#### PROVIDED MATERIAL

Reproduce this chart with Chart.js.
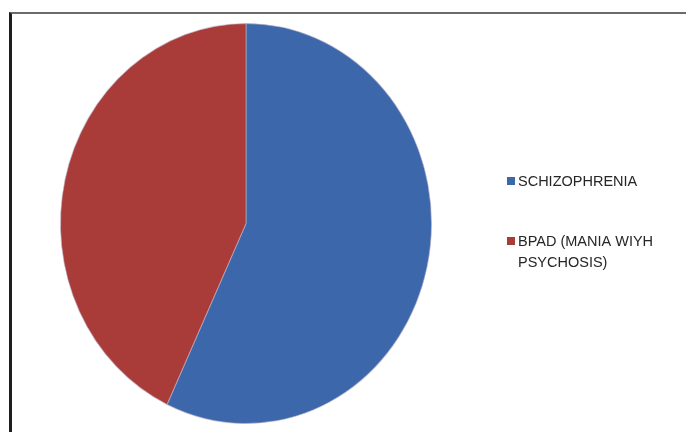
<!DOCTYPE html>
<html>
<head>
<meta charset="utf-8">
<script src="https://cdn.jsdelivr.net/npm/chart.js@4/dist/chart.umd.min.js"></script>
<style>
  html, body { margin: 0; padding: 0; background: #fff; }
  #wrap { position: relative; width: 686px; height: 432px; }
  #frame {
    position: absolute; left: 9px; top: 12px; right: 0; bottom: 0;
    border-top: 2px solid #6b6b6b; border-left: 3px solid #1e1e1e;
  }
  canvas { position: absolute; left: 0; top: 0; }
</style>
</head>
<body>
<div id="wrap">
  <div id="frame"></div>
  <canvas id="pieChart" width="686" height="432"></canvas>
</div>
<script>
const diagnoses = ['SCHIZOPHRENIA', 'BPAD (MANIA WIYH PSYCHOSIS)'];
const legendLines = [['SCHIZOPHRENIA'], ['BPAD (MANIA WIYH', 'PSYCHOSIS)']];
const patientShare = [57, 43];
const sliceColors = ['#3d67ab', '#a93c39'];

// the pie is drawn slightly taller than wide
const stretchY = 1.078;

const stretchPlugin = {
    id: 'stretch',
    beforeDatasetsDraw(chart) {
        const area = chart.chartArea;
        const cx = (area.left + area.right) / 2;
        const cy = (area.top + area.bottom) / 2;
        const ctx = chart.ctx;
        ctx.save();
        ctx.translate(cx, cy);
        ctx.scale(1, stretchY);
        ctx.translate(-cx, -cy);
    },
    afterDatasetsDraw(chart) {
        chart.ctx.restore();
    }
};

// legend on the right, with wrapped labels
const sideLegend = {
    id: 'sideLegend',
    afterDraw(chart) {
        const ctx = chart.ctx;
        const colors = chart.data.datasets[0].backgroundColor;
        const rows = [186, 246];
        ctx.save();
        ctx.font = '14.5px "Liberation Sans", Arial, sans-serif';
        ctx.textBaseline = 'alphabetic';
        legendLines.forEach((lines, i) => {
            ctx.fillStyle = colors[i];
            ctx.fillRect(507, rows[i] - 9, 8, 8);
            ctx.fillStyle = '#262626';
            lines.forEach((line, j) => {
                ctx.fillText(line, 518, rows[i] + j * 21);
            });
        });
        ctx.restore();
    }
};

new Chart(document.getElementById('pieChart').getContext('2d'), {
    type: 'pie',
    data: {
        labels: diagnoses,
        datasets: [{
            data: patientShare,
            backgroundColor: sliceColors,
            borderColor: 'rgba(190,180,200,0.6)',
            borderWidth: 1
        }]
    },
    options: {
        responsive: false,
        animation: false,
        layout: {
            padding: { left: 60, right: 254, top: 37, bottom: 22 }
        },
        plugins: {
            legend: { display: false },
            tooltip: { enabled: false }
        }
    },
    plugins: [stretchPlugin, sideLegend]
});
</script>
</body>
</html>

########

• _TASK TO CARRY OUT_
Take the listing and print it again exactly, but without any pictures.

• _RESULT_
Reproduce this chart with Chart.js.
<!DOCTYPE html>
<html>
<head>
<meta charset="utf-8">
<script src="https://cdn.jsdelivr.net/npm/chart.js@4/dist/chart.umd.min.js"></script>
<style>
  html, body { margin: 0; padding: 0; background: #fff; }
  #wrap { position: relative; width: 686px; height: 432px; }
  #frame {
    position: absolute; left: 9px; top: 12px; right: 0; bottom: 0;
    border-top: 2px solid #6b6b6b; border-left: 3px solid #1e1e1e;
  }
  canvas { position: absolute; left: 0; top: 0; }
</style>
</head>
<body>
<div id="wrap">
  <div id="frame"></div>
  <canvas id="pieChart" width="686" height="432"></canvas>
</div>
<script>
const diagnoses = ['SCHIZOPHRENIA', 'BPAD (MANIA WIYH PSYCHOSIS)'];
const legendLines = [['SCHIZOPHRENIA'], ['BPAD (MANIA WIYH', 'PSYCHOSIS)']];
const patientShare = [57, 43];
const sliceColors = ['#3d67ab', '#a93c39'];

// the pie is drawn slightly taller than wide
const stretchY = 1.078;

const stretchPlugin = {
    id: 'stretch',
    beforeDatasetsDraw(chart) {
        const area = chart.chartArea;
        const cx = (area.left + area.right) / 2;
        const cy = (area.top + area.bottom) / 2;
        const ctx = chart.ctx;
        ctx.save();
        ctx.translate(cx, cy);
        ctx.scale(1, stretchY);
        ctx.translate(-cx, -cy);
    },
    afterDatasetsDraw(chart) {
        chart.ctx.restore();
    }
};

// legend on the right, with wrapped labels
const sideLegend = {
    id: 'sideLegend',
    afterDraw(chart) {
        const ctx = chart.ctx;
        const colors = chart.data.datasets[0].backgroundColor;
        const rows = [186, 246];
        ctx.save();
        ctx.font = '14.5px "Liberation Sans", Arial, sans-serif';
        ctx.textBaseline = 'alphabetic';
        legendLines.forEach((lines, i) => {
            ctx.fillStyle = colors[i];
            ctx.fillRect(507, rows[i] - 9, 8, 8);
            ctx.fillStyle = '#262626';
            lines.forEach((line, j) => {
                ctx.fillText(line, 518, rows[i] + j * 21);
            });
        });
        ctx.restore();
    }
};

new Chart(document.getElementById('pieChart').getContext('2d'), {
    type: 'pie',
    data: {
        labels: diagnoses,
        datasets: [{
            data: patientShare,
            backgroundColor: sliceColors,
            borderColor: 'rgba(190,180,200,0.6)',
            borderWidth: 1
        }]
    },
    options: {
        responsive: false,
        animation: false,
        layout: {
            padding: { left: 60, right: 254, top: 37, bottom: 22 }
        },
        plugins: {
            legend: { display: false },
            tooltip: { enabled: false }
        }
    },
    plugins: [stretchPlugin, sideLegend]
});
</script>
</body>
</html>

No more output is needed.